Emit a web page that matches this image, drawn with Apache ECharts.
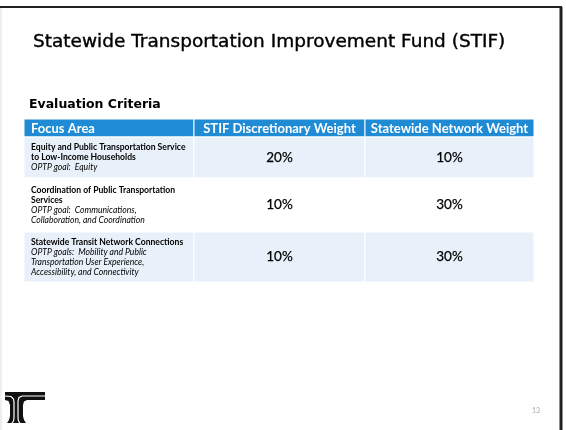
<!DOCTYPE html>
<html>
<head>
<meta charset="utf-8">
<script src="https://cdn.jsdelivr.net/npm/echarts@6/dist/echarts.min.js"></script>
<style>
  html, body { margin: 0; padding: 0; background: #fff; }
  #main { width: 566px; height: 430px; }
</style>
</head>
<body>
<div id="main"></div>
<script>
// table content
const headers = ['Focus Area', 'STIF Discretionary Weight', 'Statewide Network Weight']
const focusAreas = [
  'Equity and Public Transportation Service\nto Low-Income Households',
  'Coordination of Public Transportation\nServices',
  'Statewide Transit Network Connections'
]
const optpGoals = [
  'OPTP goal:  Equity',
  'OPTP goal:  Communications,\nCollaboration, and Coordination',
  'OPTP goals:  Mobility and Public\nTransportation User Experience,\nAccessibility, and Connectivity'
]
const stifWeight = [20, 10, 10]
const networkWeight = [10, 30, 30]

// layout of the table (in table units = px)
const colEdges = [0, 170, 341, 510]
const rowEdges = [0, 18, 59, 113, 163]

const bodyFont = 'Lato, "Open Sans", sans-serif'
const titleFont = '"DejaVu Sans", sans-serif'

// one item per cell: [column, row]
const cells = []
for (let r = 0; r < rowEdges.length - 1; r++) {
  for (let c = 0; c < colEdges.length - 1; c++) {
    cells.push([c, r])
  }
}

function cellText (c, r) {
  if (r === 0) return headers[c]
  if (c === 0) return '{b|' + focusAreas[r - 1] + '}\n{i|' + optpGoals[r - 1] + '}'
  const v = c === 1 ? stifWeight[r - 1] : networkWeight[r - 1]
  return v + '%'
}

function renderCell (params, api) {
  const c = api.value(0)
  const r = api.value(1)
  const p0 = api.coord([colEdges[c], rowEdges[r]])
  const p1 = api.coord([colEdges[c + 1], rowEdges[r + 1]])
  const w = p1[0] - p0[0]
  const h = p1[1] - p0[1]
  let fill = '#ffffff'
  if (r === 0) fill = '#1f8bd5'
  else if (r % 2 === 1) fill = '#e8f1f9'
  const children = [{
    type: 'rect',
    shape: { x: p0[0], y: p0[1], width: w, height: h },
    style: { fill: fill, stroke: '#ffffff', lineWidth: 1 }
  }]
  let textStyle
  if (r === 0) {
    textStyle = {
      text: cellText(c, r),
      x: c === 0 ? p0[0] + 7 : p0[0] + w / 2,
      y: p0[1] + h / 2 + 0.5,
      align: c === 0 ? 'left' : 'center',
      verticalAlign: 'middle',
      fill: '#ffffff',
      font: 'bold 13px ' + bodyFont
    }
  } else if (c === 0) {
    textStyle = {
      text: cellText(c, r),
      x: p0[0] + 7,
      y: p0[1] + h / 2,
      align: 'left',
      verticalAlign: 'middle',
      rich: {
        b: { font: 'bold 8.6px ' + bodyFont, fill: '#000', lineHeight: 10 },
        i: { font: 'italic 8.6px ' + bodyFont, fill: '#000', lineHeight: 10 }
      }
    }
  } else {
    textStyle = {
      text: cellText(c, r),
      x: p0[0] + w / 2,
      y: p0[1] + h / 2,
      align: 'center',
      verticalAlign: 'middle',
      fill: '#000',
      font: '13.5px ' + bodyFont,
      stroke: '#000',
      lineWidth: 0.25
    }
  }
  children.push({ type: 'text', style: textStyle })
  return { type: 'group', children: children }
}

const chart = echarts.init(document.getElementById('main'), null, { renderer: 'canvas' })
chart.setOption({
  backgroundColor: '#ffffff',
  animation: false,
  title: {
    text: 'Statewide Transportation Improvement Fund (STIF)',
    left: 28,
    top: 28,
    textStyle: {
      fontFamily: titleFont, fontSize: 18.5, fontWeight: 'normal', color: '#000',
      textBorderColor: '#000', textBorderWidth: 0.4
    }
  },
  grid: { left: 24, top: 119, width: 510, height: 163 },
  xAxis: { type: 'value', min: 0, max: 510, show: false },
  yAxis: { type: 'value', min: 0, max: 163, inverse: true, show: false },
  series: [{
    type: 'custom',
    renderItem: renderCell,
    data: cells,
    silent: true
  }],
  graphic: [
    // slide frame
    { type: 'line', shape: { x1: 0, y1: 7, x2: 562, y2: 7 }, style: { stroke: '#222', lineWidth: 2 } },
    { type: 'line', shape: { x1: 561, y1: 7, x2: 561, y2: 430 }, style: { stroke: '#222', lineWidth: 3 } },
    { type: 'line', shape: { x1: 1, y1: 8, x2: 1, y2: 430 }, style: { stroke: '#ddd', lineWidth: 1 } },
    {
      type: 'text', left: 29, top: 98,
      style: { text: 'Evaluation Criteria', font: 'bold 12.5px ' + titleFont, fill: '#000' }
    },
    // logo
    {
      type: 'polygon',
      shape: {
        points: [[5, 392], [45, 392], [45, 400], [27, 400], [24, 401.5], [23, 405], [23, 416], [24, 420], [26, 423],
          [7, 423], [9, 420], [10, 416], [10, 405], [8.5, 401], [5, 400]]
      },
      style: { fill: '#111' }
    },
    {
      type: 'polyline',
      shape: { points: [[5, 396], [11, 396.5], [13.5, 399], [14, 402], [14, 418], [13.5, 421], [12, 423]] },
      style: { fill: null, stroke: '#fff', lineWidth: 1.2 }
    },
    {
      type: 'polyline',
      shape: { points: [[45, 396], [22, 396], [19, 397.5], [18, 401], [18, 418], [18.5, 421], [20, 423]] },
      style: { fill: null, stroke: '#fff', lineWidth: 1.2 }
    },
    {
      type: 'text', left: 532, top: 407,
      style: { text: '13', font: '7px ' + bodyFont, fill: '#aaa' }
    }
  ]
})
</script>
</body>
</html>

**DIRECTIVE**
Omit the pictures, then output the rest of the listing exactly.

**OUTPUT BELOW**
Emit a web page that matches this image, drawn with Apache ECharts.
<!DOCTYPE html>
<html>
<head>
<meta charset="utf-8">
<script src="https://cdn.jsdelivr.net/npm/echarts@6/dist/echarts.min.js"></script>
<style>
  html, body { margin: 0; padding: 0; background: #fff; }
  #main { width: 566px; height: 430px; }
</style>
</head>
<body>
<div id="main"></div>
<script>
// table content
const headers = ['Focus Area', 'STIF Discretionary Weight', 'Statewide Network Weight']
const focusAreas = [
  'Equity and Public Transportation Service\nto Low-Income Households',
  'Coordination of Public Transportation\nServices',
  'Statewide Transit Network Connections'
]
const optpGoals = [
  'OPTP goal:  Equity',
  'OPTP goal:  Communications,\nCollaboration, and Coordination',
  'OPTP goals:  Mobility and Public\nTransportation User Experience,\nAccessibility, and Connectivity'
]
const stifWeight = [20, 10, 10]
const networkWeight = [10, 30, 30]

// layout of the table (in table units = px)
const colEdges = [0, 170, 341, 510]
const rowEdges = [0, 18, 59, 113, 163]

const bodyFont = 'Lato, "Open Sans", sans-serif'
const titleFont = '"DejaVu Sans", sans-serif'

// one item per cell: [column, row]
const cells = []
for (let r = 0; r < rowEdges.length - 1; r++) {
  for (let c = 0; c < colEdges.length - 1; c++) {
    cells.push([c, r])
  }
}

function cellText (c, r) {
  if (r === 0) return headers[c]
  if (c === 0) return '{b|' + focusAreas[r - 1] + '}\n{i|' + optpGoals[r - 1] + '}'
  const v = c === 1 ? stifWeight[r - 1] : networkWeight[r - 1]
  return v + '%'
}

function renderCell (params, api) {
  const c = api.value(0)
  const r = api.value(1)
  const p0 = api.coord([colEdges[c], rowEdges[r]])
  const p1 = api.coord([colEdges[c + 1], rowEdges[r + 1]])
  const w = p1[0] - p0[0]
  const h = p1[1] - p0[1]
  let fill = '#ffffff'
  if (r === 0) fill = '#1f8bd5'
  else if (r % 2 === 1) fill = '#e8f1f9'
  const children = [{
    type: 'rect',
    shape: { x: p0[0], y: p0[1], width: w, height: h },
    style: { fill: fill, stroke: '#ffffff', lineWidth: 1 }
  }]
  let textStyle
  if (r === 0) {
    textStyle = {
      text: cellText(c, r),
      x: c === 0 ? p0[0] + 7 : p0[0] + w / 2,
      y: p0[1] + h / 2 + 0.5,
      align: c === 0 ? 'left' : 'center',
      verticalAlign: 'middle',
      fill: '#ffffff',
      font: 'bold 13px ' + bodyFont
    }
  } else if (c === 0) {
    textStyle = {
      text: cellText(c, r),
      x: p0[0] + 7,
      y: p0[1] + h / 2,
      align: 'left',
      verticalAlign: 'middle',
      rich: {
        b: { font: 'bold 8.6px ' + bodyFont, fill: '#000', lineHeight: 10 },
        i: { font: 'italic 8.6px ' + bodyFont, fill: '#000', lineHeight: 10 }
      }
    }
  } else {
    textStyle = {
      text: cellText(c, r),
      x: p0[0] + w / 2,
      y: p0[1] + h / 2,
      align: 'center',
      verticalAlign: 'middle',
      fill: '#000',
      font: '13.5px ' + bodyFont,
      stroke: '#000',
      lineWidth: 0.25
    }
  }
  children.push({ type: 'text', style: textStyle })
  return { type: 'group', children: children }
}

const chart = echarts.init(document.getElementById('main'), null, { renderer: 'canvas' })
chart.setOption({
  backgroundColor: '#ffffff',
  animation: false,
  title: {
    text: 'Statewide Transportation Improvement Fund (STIF)',
    left: 28,
    top: 28,
    textStyle: {
      fontFamily: titleFont, fontSize: 18.5, fontWeight: 'normal', color: '#000',
      textBorderColor: '#000', textBorderWidth: 0.4
    }
  },
  grid: { left: 24, top: 119, width: 510, height: 163 },
  xAxis: { type: 'value', min: 0, max: 510, show: false },
  yAxis: { type: 'value', min: 0, max: 163, inverse: true, show: false },
  series: [{
    type: 'custom',
    renderItem: renderCell,
    data: cells,
    silent: true
  }],
  graphic: [
    // slide frame
    { type: 'line', shape: { x1: 0, y1: 7, x2: 562, y2: 7 }, style: { stroke: '#222', lineWidth: 2 } },
    { type: 'line', shape: { x1: 561, y1: 7, x2: 561, y2: 430 }, style: { stroke: '#222', lineWidth: 3 } },
    { type: 'line', shape: { x1: 1, y1: 8, x2: 1, y2: 430 }, style: { stroke: '#ddd', lineWidth: 1 } },
    {
      type: 'text', left: 29, top: 98,
      style: { text: 'Evaluation Criteria', font: 'bold 12.5px ' + titleFont, fill: '#000' }
    },
    // logo
    {
      type: 'polygon',
      shape: {
        points: [[5, 392], [45, 392], [45, 400], [27, 400], [24, 401.5], [23, 405], [23, 416], [24, 420], [26, 423],
          [7, 423], [9, 420], [10, 416], [10, 405], [8.5, 401], [5, 400]]
      },
      style: { fill: '#111' }
    },
    {
      type: 'polyline',
      shape: { points: [[5, 396], [11, 396.5], [13.5, 399], [14, 402], [14, 418], [13.5, 421], [12, 423]] },
      style: { fill: null, stroke: '#fff', lineWidth: 1.2 }
    },
    {
      type: 'polyline',
      shape: { points: [[45, 396], [22, 396], [19, 397.5], [18, 401], [18, 418], [18.5, 421], [20, 423]] },
      style: { fill: null, stroke: '#fff', lineWidth: 1.2 }
    },
    {
      type: 'text', left: 532, top: 407,
      style: { text: '13', font: '7px ' + bodyFont, fill: '#aaa' }
    }
  ]
})
</script>
</body>
</html>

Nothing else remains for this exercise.